Eric Coates is the artistic director of the Great Canadian Theatre Company.


  • Rachel Eugster

    Thanks for this! Good article, and valid insights. Here’s to hope’s winning over both fear and the expectations voiced here.

  • Lynn Cox

    Thanks for the wise words Eric. Your words have inspired me to add a few more hopes along the same lines:

    I hope that one day we will have an English Ottawa theatre organization like the French communities’ Théâtre Action, to unite and support us in our work and professional development.
    I hope that one day the Ottawa English Theatre community will fight and win funding equal to the Ottawa French Theatre community.
    I hope that the Ottawa English Theatre community will one day have a “United we stand. Divided we fall.” approach, like the Ottawa French Theatre community has traditionally maintained. Although the Ottawa French Theatre Community has its internal struggles, the majority put their differences aside to unite in an incredibly strong, organized voice to fight for funding and against cuts!
    I hope one day that the English Community will learn to value ALL of its members as much as the French community. Over the past decade the English community has become more focused on actors and directors. The French community has a long tradition of valuing and recognizing all of its team members as a family. On average, there are 5 or more people backstage, or in the office, for every person onstage. All team members are critical to creating artistic excellence and financially successful projects. English theatre in Ottawa has lost more artists and talent than just some good actors in the past years, and we need to work to create an environment that sustains a vibrant and holistic English Theatre family, so ALL of our family members will want to stay here.
    I hope that we, the English Theatre Community, do not stand idly by and loose The Gladstone space in the future, like we lost The Atelier and the new Arts Court Theatre.
    I hope that Ottawa English Theatre learns to embrace new technology and interdisciplinary integration with less fear. The French community is certainly taking the lead in this area, and we can learn much from them and how they do it and fund it. The Canada Council is now in the process of recognizing that the definition of artistic disciplines is changing, and it is a wake-up call we should heed.

    Thanks.
    Lynn Cox is a multi-skilled veteran of the Ottawa Theatre Community working in both French and English, for many many years.
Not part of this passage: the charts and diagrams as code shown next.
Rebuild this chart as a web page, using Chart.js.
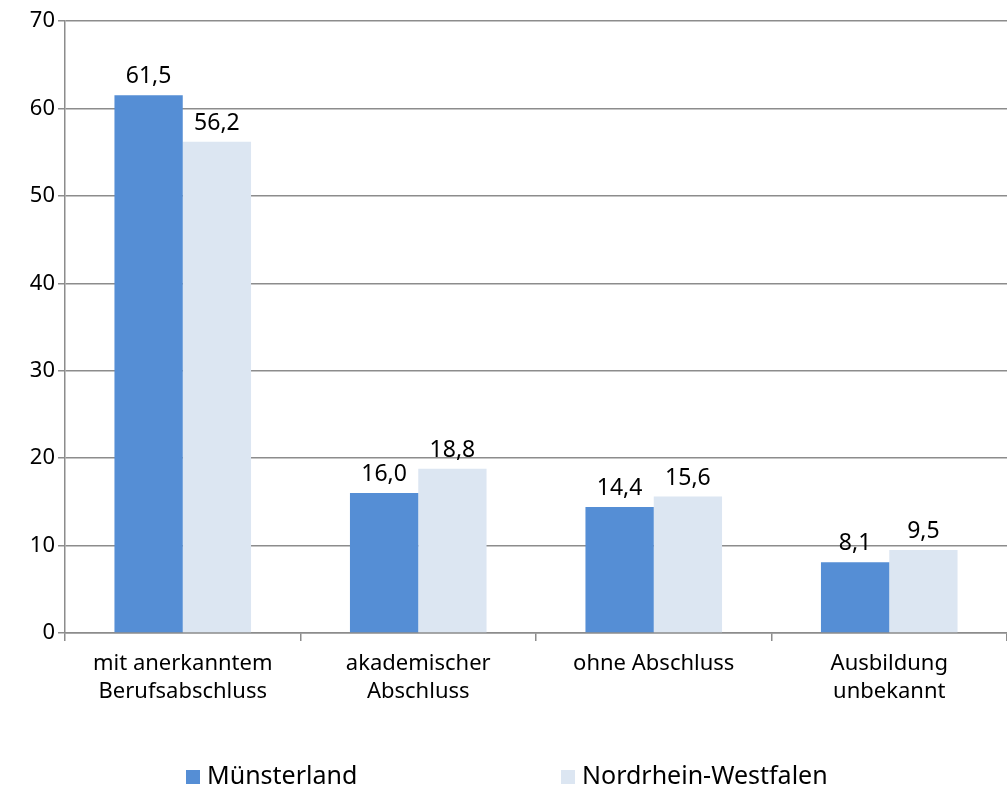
<!DOCTYPE html>
<html lang="de">
<head>
    <meta charset="UTF-8">
    <title>Ausbildung – Münsterland und NRW</title>
    <script src="https://cdn.jsdelivr.net/npm/chart.js"></script>
    <style>
        body {
            margin: 0;
            background-color: #ffffff;
        }
        canvas {
            display: block;
        }
    </style>
</head>
<body>
    <canvas id="chart" width="1007" height="789"></canvas>

    <script>
        // Daten
        const kategorien = [
            ['mit anerkanntem', 'Berufsabschluss'],
            ['akademischer', 'Abschluss'],
            'ohne Abschluss',
            ['Ausbildung', 'unbekannt']
        ];
        const muensterland = [61.5, 16.0, 14.4, 8.1];
        const nrw = [56.2, 18.8, 15.6, 9.5];
        const yTicks = [0, 10, 20, 30, 40, 50, 60, 70];

        const schrift = '"Noto Sans", "Open Sans", sans-serif';
        const gitterFarbe = '#8c8c8c';

        // Werte über den Balken, mit Komma
        const wertePlugin = {
            id: 'werte',
            afterDatasetsDraw(chart) {
                const ctx = chart.ctx;
                ctx.save();
                ctx.font = '23px ' + schrift;
                ctx.fillStyle = '#000';
                ctx.textAlign = 'center';
                ctx.textBaseline = 'alphabetic';
                chart.data.datasets.forEach((ds, i) => {
                    chart.getDatasetMeta(i).data.forEach((bar, j) => {
                        const txt = ds.data[j].toFixed(1).replace('.', ',');
                        ctx.fillText(txt, bar.x, bar.y - 12);
                    });
                });
                ctx.restore();
            }
        };

        // Legende unten, wie im Original weit auseinander
        const legendePlugin = {
            id: 'legende',
            afterDraw(chart) {
                const ctx = chart.ctx;
                const startX = [186, 561];
                const y = 777;
                ctx.save();
                ctx.font = '25px ' + schrift;
                ctx.textBaseline = 'middle';
                chart.data.datasets.forEach((ds, i) => {
                    ctx.fillStyle = ds.backgroundColor;
                    ctx.fillRect(startX[i], y - 7, 14, 14);
                    ctx.fillStyle = '#000';
                    ctx.fillText(ds.label, startX[i] + 21, y);
                });
                ctx.restore();
            }
        };

        const ctx = document.getElementById('chart').getContext('2d');

        new Chart(ctx, {
            type: 'bar',
            data: {
                labels: kategorien,
                datasets: [
                    {
                        label: 'Münsterland',
                        data: muensterland,
                        backgroundColor: '#558ed5',
                        categoryPercentage: 0.58,
                        barPercentage: 1.0
                    },
                    {
                        label: 'Nordrhein-Westfalen',
                        data: nrw,
                        backgroundColor: '#dce6f2',
                        categoryPercentage: 0.58,
                        barPercentage: 1.0
                    }
                ]
            },
            options: {
                responsive: false,
                animation: false,
                layout: { padding: { top: 21, right: 0, left: 0, bottom: 0 } },
                plugins: {
                    legend: { display: false },
                    tooltip: { enabled: false }
                },
                scales: {
                    x: {
                        grid: {
                            offset: true,
                            drawOnChartArea: false,
                            drawTicks: true,
                            tickLength: 8,
                            color: gitterFarbe,
                            lineWidth: 1.5
                        },
                        border: { color: gitterFarbe, width: 1.5 },
                        ticks: {
                            color: '#000',
                            font: { family: schrift, size: 22, lineHeight: 1.3 },
                            padding: 8,
                            maxRotation: 0
                        },
                        afterFit(scale) { scale.height = 156; }
                    },
                    y: {
                        min: 0,
                        max: 70,
                        afterBuildTicks(scale) {
                            scale.ticks = yTicks.map(v => ({ value: v }));
                        },
                        grid: {
                            color: gitterFarbe,
                            lineWidth: 1.5,
                            tickLength: 7
                        },
                        border: { color: gitterFarbe, width: 1.5 },
                        ticks: {
                            color: '#000',
                            font: { family: schrift, size: 22 },
                            padding: 3
                        },
                        afterFit(scale) { scale.width = 65; }
                    }
                }
            },
            plugins: [wertePlugin, legendePlugin]
        });
    </script>
</body>
</html>
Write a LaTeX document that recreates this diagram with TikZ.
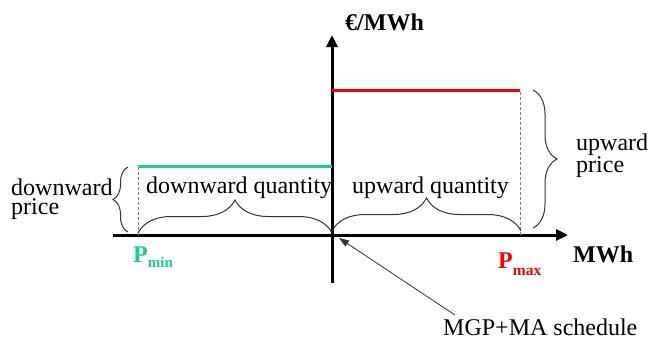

  • Thank you Eric for your hope and expectation. And, thank you Lynn for throwing down the gauntlet again! The arts service organizations in Ottawa have a role to advocate for change and for the growing and sharing of resources. As a proud member of the Ottawa theatre community for the past 25 years and now leader of the AOE Arts Council, I officially extend the offer for us to collaborate and work together to build the kind of theatre community that we all want! We are in the process of redesigning the way that we work with the arts community to be more responsive and will soon be launching a ‘performing arts working group’ to identify and advance issues of common concern. It will be open to anyone who wished to join so watch for more information.

  • Thanks Eric, Lynn and Victoria for some excellent analysis. Victoria, I’m happy to share my thoughts while I’m still here. I think it will all come down to leadership. Only a truly united community will have the lobbying power and resources overcome the funding and audience development issues that hold us back. I challenge our community leaders to come together, set aside our differences be they Equity/non-equity, established/emerging, professional/non-professional, artistic/entertainment, non-profit/commercial, funded/unfunded and recognize that we’re all part of the theatre ecology, each of us with own own valuable part to play in revitalizing the community as a whole and achieving the common goals that alone we are ill equipped or under resourced to achieve. I agree with Lynn that to begin we need look no further than the French community for ideas and inspiration, and that folks like Sean Devine, yourself, and other recent imports from larger, better organized markets have much to teach us, but only if we’re willing to admit to ourselves that we still have much to learn.

  • Patrick Langston

    Re. Eric Coates: Future of Ottawa: Fear and hope for our theatre scene

    Thanks, Eric, for a balanced and necessary take on the situation. However, in pointing to the “the evisceration of arts coverage in the mainstream media,” you neglect to add a crucial corollary: If mainstream media has an unspoken obligation to support the arts, then the arts, and by extension the community at large, have a responsibility to support mainstream media.

    Without a vibrant readership, viewership and listenership, media shrivels. The reasons are well known: in the case of newspapers, for example, fewer eyes on pages means fewer advertising dollars means fewer resources to cover everything including the arts. If it’s a publicly owned medium like the CBC, merely grumbling as opposed to vociferously opposing cuts in government (ie., taxpayer) support leads to the same shrinking coverage.

    It’s a different scenario for media, primarily Internet-based, that operate with volunteer staff. And while some unpaid theatre reviewers, for example, do an outstanding job (especially those who were once paid but have since retired), others, as you point out, may not.

    A final point and one which some will say makes me a mere apologist for the Citizen where I am an arts freelancer: the paper does an exceptional job of covering an increasingly vital and diverse local arts scene. That’s especially true when you realize how drastic personnel cuts have been at the paper. From music to theatre to visual arts, the coverage is timely, considered and lively. At CBC Radio, meanwhile, Alan Neal in particular brings an understanding and love of the arts not just to his daily show but to off-hours involvement in everything from the Ottawa International Writers Festival to theatre productions by not-for-profit groups.

    We – audiences and artists alike – benefit from this mainstream attention despite media budgets that have become tighter than a whalebone corset and a blend of apparent public indifference and federal government hostility to both the arts and journalism.

    Imagine how much richer the coverage could be if we stopped expecting everything to be available gratis and if we afforded mainstream media the same support we assume it owes us.